* Begin *
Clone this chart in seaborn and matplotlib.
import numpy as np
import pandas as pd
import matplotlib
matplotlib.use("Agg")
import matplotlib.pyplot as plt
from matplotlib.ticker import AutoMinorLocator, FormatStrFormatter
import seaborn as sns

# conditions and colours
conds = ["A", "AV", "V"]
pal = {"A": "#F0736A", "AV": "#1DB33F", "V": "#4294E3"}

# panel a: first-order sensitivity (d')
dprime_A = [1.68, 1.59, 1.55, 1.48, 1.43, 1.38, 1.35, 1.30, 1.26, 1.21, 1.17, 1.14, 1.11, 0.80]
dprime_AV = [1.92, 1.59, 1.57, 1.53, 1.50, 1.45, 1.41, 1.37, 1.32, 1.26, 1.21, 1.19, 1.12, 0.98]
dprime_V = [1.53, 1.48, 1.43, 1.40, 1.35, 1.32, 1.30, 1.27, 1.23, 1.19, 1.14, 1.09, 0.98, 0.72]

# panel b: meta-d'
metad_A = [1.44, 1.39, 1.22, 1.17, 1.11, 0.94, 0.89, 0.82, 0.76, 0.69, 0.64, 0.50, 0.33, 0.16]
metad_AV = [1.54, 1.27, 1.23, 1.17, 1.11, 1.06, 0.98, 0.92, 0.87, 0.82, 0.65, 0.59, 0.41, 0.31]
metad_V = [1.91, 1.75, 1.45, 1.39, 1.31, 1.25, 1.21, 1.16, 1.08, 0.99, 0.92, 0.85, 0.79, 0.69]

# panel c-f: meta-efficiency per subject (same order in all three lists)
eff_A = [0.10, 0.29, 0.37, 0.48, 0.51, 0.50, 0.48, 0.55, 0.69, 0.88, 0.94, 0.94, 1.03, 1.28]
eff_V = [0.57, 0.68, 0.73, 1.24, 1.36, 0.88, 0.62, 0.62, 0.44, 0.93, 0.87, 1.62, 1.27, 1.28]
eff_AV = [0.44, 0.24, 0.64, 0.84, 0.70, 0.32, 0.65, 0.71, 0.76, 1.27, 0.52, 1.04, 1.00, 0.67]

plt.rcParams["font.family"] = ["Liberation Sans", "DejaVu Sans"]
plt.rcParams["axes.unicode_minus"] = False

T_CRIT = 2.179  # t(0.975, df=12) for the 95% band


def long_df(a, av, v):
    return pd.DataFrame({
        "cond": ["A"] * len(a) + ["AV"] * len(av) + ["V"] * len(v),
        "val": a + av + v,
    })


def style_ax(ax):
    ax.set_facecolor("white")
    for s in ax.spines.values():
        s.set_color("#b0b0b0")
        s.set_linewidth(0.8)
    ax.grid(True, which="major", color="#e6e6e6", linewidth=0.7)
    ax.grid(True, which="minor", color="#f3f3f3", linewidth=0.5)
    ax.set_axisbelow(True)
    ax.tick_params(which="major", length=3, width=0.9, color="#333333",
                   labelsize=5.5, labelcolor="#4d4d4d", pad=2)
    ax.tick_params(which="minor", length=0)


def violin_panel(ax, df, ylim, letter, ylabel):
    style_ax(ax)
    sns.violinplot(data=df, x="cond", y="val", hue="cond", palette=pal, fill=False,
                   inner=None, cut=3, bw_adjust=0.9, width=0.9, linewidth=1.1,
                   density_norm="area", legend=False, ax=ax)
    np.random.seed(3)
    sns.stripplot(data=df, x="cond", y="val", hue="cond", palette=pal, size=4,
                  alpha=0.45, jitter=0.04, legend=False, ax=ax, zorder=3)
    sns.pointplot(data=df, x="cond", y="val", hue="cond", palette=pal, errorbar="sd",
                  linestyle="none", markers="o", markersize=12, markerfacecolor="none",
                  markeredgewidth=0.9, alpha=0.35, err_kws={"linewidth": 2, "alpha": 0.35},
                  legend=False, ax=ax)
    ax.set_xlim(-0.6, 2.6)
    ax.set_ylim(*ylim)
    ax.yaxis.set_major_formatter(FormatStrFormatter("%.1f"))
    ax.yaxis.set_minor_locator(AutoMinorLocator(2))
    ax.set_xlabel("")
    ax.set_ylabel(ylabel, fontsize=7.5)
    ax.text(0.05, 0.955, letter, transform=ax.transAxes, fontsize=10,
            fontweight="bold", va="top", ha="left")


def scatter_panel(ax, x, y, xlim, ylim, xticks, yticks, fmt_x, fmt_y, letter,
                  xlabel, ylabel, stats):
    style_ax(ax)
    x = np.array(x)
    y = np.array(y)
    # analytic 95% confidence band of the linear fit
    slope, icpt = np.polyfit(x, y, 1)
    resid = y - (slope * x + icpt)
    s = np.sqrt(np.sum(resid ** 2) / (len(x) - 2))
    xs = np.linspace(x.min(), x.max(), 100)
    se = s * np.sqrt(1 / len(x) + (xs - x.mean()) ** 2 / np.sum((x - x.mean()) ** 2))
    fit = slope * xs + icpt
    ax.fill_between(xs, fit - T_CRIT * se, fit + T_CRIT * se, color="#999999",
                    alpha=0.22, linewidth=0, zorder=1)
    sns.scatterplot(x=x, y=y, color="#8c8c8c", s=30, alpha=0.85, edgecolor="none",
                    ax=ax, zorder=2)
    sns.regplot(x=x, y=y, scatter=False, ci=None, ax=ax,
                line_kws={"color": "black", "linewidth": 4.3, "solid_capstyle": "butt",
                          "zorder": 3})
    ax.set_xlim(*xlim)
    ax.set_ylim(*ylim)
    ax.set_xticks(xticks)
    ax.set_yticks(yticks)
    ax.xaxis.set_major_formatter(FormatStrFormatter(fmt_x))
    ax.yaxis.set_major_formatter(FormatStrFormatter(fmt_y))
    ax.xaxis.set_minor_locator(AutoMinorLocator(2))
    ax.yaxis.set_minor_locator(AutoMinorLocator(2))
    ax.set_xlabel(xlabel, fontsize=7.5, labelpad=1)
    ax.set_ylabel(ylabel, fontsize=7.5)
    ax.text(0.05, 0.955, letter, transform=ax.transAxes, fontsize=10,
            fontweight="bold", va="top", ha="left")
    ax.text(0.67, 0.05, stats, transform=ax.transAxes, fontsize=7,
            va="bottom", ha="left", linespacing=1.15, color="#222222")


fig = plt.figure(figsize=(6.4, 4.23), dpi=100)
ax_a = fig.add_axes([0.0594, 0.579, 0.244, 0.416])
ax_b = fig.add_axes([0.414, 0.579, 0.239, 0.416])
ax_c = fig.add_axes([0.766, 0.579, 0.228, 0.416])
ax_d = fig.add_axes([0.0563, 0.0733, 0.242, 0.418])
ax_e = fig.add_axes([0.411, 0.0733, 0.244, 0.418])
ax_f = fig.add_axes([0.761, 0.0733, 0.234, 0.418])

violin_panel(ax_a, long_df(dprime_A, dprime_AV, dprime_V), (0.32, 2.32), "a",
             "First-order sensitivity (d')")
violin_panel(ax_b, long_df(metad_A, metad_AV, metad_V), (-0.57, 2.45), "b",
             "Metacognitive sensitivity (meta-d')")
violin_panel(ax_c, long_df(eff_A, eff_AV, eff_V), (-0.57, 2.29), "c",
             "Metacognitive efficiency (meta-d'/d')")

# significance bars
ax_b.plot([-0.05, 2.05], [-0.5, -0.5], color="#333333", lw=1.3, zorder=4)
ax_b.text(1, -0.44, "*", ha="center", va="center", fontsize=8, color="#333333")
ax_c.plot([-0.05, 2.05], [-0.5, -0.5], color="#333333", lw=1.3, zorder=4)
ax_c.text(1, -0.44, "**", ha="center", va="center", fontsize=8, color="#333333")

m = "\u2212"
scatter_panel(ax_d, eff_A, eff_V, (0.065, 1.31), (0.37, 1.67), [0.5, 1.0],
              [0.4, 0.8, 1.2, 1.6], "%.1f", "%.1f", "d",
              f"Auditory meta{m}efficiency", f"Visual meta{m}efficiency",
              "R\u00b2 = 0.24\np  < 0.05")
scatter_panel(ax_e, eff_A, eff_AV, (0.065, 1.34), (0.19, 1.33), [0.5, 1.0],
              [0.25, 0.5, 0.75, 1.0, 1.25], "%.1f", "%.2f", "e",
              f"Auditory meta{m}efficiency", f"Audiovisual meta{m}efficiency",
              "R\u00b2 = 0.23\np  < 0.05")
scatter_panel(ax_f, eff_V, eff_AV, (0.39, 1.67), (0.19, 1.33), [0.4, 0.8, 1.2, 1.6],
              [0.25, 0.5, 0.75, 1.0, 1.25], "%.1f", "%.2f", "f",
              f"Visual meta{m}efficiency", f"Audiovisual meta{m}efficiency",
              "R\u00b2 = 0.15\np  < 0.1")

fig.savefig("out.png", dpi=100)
* End *
* Begin *
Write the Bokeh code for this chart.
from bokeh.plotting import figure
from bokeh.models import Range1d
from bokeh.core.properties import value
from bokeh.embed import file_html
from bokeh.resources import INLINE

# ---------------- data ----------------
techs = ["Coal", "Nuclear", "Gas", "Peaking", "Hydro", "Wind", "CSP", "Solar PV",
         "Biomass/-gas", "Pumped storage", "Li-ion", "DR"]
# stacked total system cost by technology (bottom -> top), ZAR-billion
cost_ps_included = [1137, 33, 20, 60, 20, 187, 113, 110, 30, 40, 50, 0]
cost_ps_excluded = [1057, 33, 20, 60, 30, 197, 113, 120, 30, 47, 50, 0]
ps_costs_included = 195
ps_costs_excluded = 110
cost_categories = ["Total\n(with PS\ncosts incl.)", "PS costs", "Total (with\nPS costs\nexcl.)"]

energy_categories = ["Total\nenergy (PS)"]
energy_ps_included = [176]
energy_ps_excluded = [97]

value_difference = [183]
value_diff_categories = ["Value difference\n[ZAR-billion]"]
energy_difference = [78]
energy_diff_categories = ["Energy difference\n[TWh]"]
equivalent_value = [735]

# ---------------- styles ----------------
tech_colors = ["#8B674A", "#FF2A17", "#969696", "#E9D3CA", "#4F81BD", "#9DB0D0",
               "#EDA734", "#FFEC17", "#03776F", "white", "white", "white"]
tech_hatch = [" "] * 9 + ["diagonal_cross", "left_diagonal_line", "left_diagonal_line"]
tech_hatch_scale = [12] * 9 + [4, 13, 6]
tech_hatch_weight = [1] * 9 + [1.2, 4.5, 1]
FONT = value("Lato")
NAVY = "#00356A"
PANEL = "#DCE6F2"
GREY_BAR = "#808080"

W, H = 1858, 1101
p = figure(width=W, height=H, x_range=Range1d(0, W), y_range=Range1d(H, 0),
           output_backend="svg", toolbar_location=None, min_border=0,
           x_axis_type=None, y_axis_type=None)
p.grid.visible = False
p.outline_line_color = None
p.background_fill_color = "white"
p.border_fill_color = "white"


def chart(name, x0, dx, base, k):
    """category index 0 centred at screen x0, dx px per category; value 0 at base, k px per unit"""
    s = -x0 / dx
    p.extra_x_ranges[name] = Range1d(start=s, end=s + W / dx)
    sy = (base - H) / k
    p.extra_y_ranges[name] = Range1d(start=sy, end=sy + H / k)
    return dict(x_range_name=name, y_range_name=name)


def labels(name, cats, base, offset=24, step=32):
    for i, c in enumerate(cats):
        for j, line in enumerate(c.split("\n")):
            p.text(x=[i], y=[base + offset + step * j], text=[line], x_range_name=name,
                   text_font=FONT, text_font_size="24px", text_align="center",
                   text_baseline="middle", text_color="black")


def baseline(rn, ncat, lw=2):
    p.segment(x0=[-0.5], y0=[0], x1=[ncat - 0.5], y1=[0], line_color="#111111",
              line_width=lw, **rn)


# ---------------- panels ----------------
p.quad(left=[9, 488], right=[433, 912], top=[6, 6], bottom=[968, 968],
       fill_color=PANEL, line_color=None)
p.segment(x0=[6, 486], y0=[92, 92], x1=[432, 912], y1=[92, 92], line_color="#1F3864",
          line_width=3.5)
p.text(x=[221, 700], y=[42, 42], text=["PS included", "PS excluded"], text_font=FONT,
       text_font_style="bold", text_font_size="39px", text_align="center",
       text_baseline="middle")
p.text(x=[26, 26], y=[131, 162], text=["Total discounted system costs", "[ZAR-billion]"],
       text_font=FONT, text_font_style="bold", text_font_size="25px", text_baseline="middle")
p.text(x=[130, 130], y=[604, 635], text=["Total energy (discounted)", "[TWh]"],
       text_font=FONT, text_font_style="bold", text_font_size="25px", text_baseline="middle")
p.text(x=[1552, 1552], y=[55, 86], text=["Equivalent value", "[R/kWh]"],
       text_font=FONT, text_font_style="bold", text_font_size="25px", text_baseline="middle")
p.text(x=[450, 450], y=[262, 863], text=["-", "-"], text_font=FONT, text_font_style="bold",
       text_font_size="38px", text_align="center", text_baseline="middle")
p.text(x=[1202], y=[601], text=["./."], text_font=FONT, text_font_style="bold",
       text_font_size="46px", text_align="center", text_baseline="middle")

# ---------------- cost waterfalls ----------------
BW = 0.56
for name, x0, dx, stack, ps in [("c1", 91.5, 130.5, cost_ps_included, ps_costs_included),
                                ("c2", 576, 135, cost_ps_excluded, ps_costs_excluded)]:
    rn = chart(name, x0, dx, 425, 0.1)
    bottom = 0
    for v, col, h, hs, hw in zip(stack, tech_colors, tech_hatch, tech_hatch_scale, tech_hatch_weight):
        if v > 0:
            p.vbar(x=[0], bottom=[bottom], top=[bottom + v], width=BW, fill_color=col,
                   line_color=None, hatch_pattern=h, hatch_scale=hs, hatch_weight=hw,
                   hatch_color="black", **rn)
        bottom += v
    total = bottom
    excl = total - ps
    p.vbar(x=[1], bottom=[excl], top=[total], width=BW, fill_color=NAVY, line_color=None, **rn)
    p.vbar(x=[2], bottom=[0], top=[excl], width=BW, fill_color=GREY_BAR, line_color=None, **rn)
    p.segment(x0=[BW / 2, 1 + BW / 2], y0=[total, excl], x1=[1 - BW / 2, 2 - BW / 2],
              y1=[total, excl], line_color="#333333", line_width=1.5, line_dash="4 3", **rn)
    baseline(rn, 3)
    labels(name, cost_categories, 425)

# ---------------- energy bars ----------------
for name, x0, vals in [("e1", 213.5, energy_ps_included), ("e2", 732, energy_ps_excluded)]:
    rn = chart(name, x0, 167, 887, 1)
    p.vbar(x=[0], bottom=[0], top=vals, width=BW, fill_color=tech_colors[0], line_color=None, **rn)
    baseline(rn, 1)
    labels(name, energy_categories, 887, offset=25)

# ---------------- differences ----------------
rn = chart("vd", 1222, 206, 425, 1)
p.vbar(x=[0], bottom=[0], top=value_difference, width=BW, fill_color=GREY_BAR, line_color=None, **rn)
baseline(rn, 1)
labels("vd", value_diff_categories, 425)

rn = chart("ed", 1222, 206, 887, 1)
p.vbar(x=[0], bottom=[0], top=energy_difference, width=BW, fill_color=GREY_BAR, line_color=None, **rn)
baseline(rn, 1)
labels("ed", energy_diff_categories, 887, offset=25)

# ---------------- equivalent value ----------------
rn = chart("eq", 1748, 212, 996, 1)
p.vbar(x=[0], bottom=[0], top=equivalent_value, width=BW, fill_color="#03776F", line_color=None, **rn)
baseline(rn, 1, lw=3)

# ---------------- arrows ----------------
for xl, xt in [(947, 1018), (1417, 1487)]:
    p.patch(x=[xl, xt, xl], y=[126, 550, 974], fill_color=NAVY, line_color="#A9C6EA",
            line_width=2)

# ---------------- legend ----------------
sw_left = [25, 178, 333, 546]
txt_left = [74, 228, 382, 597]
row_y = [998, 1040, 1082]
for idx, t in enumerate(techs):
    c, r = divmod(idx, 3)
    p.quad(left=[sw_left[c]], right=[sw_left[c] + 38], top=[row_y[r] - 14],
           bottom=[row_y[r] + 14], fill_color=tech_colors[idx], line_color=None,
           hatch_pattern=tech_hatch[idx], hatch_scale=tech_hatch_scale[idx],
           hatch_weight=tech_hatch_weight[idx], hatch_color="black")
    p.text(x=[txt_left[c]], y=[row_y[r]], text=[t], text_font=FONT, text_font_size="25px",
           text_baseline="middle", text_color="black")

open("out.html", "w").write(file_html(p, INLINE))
* End *
* Begin *
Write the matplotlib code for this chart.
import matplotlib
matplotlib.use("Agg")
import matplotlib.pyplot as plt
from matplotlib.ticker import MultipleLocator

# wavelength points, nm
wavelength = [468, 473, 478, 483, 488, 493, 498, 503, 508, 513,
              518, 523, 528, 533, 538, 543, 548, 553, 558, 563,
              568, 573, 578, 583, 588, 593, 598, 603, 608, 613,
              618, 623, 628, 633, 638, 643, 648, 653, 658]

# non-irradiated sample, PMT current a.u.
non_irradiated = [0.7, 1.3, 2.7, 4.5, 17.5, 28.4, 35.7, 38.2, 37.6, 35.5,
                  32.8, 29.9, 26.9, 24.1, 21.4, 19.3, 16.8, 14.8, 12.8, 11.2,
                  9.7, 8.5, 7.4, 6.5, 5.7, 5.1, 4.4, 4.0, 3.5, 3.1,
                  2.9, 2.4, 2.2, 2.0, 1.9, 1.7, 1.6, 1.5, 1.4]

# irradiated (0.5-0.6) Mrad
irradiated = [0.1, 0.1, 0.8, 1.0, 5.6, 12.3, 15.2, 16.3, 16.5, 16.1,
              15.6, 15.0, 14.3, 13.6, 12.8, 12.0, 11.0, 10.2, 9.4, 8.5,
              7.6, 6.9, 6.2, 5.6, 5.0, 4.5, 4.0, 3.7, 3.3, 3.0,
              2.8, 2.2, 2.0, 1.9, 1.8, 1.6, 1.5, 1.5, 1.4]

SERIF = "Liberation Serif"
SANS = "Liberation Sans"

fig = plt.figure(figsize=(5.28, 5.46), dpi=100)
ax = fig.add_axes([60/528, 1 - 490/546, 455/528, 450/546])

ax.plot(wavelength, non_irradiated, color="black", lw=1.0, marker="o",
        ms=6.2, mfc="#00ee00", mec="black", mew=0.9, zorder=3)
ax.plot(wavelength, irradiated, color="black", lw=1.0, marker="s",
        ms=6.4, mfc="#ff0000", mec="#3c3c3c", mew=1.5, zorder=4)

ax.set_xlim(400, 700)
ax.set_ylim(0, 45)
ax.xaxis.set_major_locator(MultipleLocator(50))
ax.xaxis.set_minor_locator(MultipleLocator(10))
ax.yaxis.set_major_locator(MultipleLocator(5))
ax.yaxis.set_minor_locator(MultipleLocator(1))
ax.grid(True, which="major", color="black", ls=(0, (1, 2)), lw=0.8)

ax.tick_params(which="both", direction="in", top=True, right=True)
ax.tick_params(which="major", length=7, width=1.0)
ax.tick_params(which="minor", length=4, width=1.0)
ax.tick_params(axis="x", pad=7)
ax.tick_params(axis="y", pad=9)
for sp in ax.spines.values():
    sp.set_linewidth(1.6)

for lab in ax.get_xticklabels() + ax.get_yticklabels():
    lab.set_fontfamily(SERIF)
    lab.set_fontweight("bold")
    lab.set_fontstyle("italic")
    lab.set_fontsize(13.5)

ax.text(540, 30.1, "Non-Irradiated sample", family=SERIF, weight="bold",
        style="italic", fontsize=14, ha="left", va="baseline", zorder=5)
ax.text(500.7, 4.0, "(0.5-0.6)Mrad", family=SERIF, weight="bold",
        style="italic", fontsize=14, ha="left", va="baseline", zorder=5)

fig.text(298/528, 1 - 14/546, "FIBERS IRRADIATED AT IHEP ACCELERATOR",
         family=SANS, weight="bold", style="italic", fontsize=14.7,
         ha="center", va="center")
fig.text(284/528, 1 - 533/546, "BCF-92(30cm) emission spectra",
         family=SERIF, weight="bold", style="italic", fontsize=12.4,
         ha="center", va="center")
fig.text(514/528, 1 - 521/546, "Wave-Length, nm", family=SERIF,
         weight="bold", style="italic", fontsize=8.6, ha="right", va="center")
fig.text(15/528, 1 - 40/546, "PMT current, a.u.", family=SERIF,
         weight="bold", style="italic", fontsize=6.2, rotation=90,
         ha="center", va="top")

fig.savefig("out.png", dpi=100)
* End *
▸ WORK TO COMPLETE
From the records above, repeat exactly the lines from the one with "Clone this chart in seaborn and matplotlib." through the one with "1.09, 0.98, 0.72]", both included.

▸ SOLUTION
Clone this chart in seaborn and matplotlib.
import numpy as np
import pandas as pd
import matplotlib
matplotlib.use("Agg")
import matplotlib.pyplot as plt
from matplotlib.ticker import AutoMinorLocator, FormatStrFormatter
import seaborn as sns

# conditions and colours
conds = ["A", "AV", "V"]
pal = {"A": "#F0736A", "AV": "#1DB33F", "V": "#4294E3"}

# panel a: first-order sensitivity (d')
dprime_A = [1.68, 1.59, 1.55, 1.48, 1.43, 1.38, 1.35, 1.30, 1.26, 1.21, 1.17, 1.14, 1.11, 0.80]
dprime_AV = [1.92, 1.59, 1.57, 1.53, 1.50, 1.45, 1.41, 1.37, 1.32, 1.26, 1.21, 1.19, 1.12, 0.98]
dprime_V = [1.53, 1.48, 1.43, 1.40, 1.35, 1.32, 1.30, 1.27, 1.23, 1.19, 1.14, 1.09, 0.98, 0.72]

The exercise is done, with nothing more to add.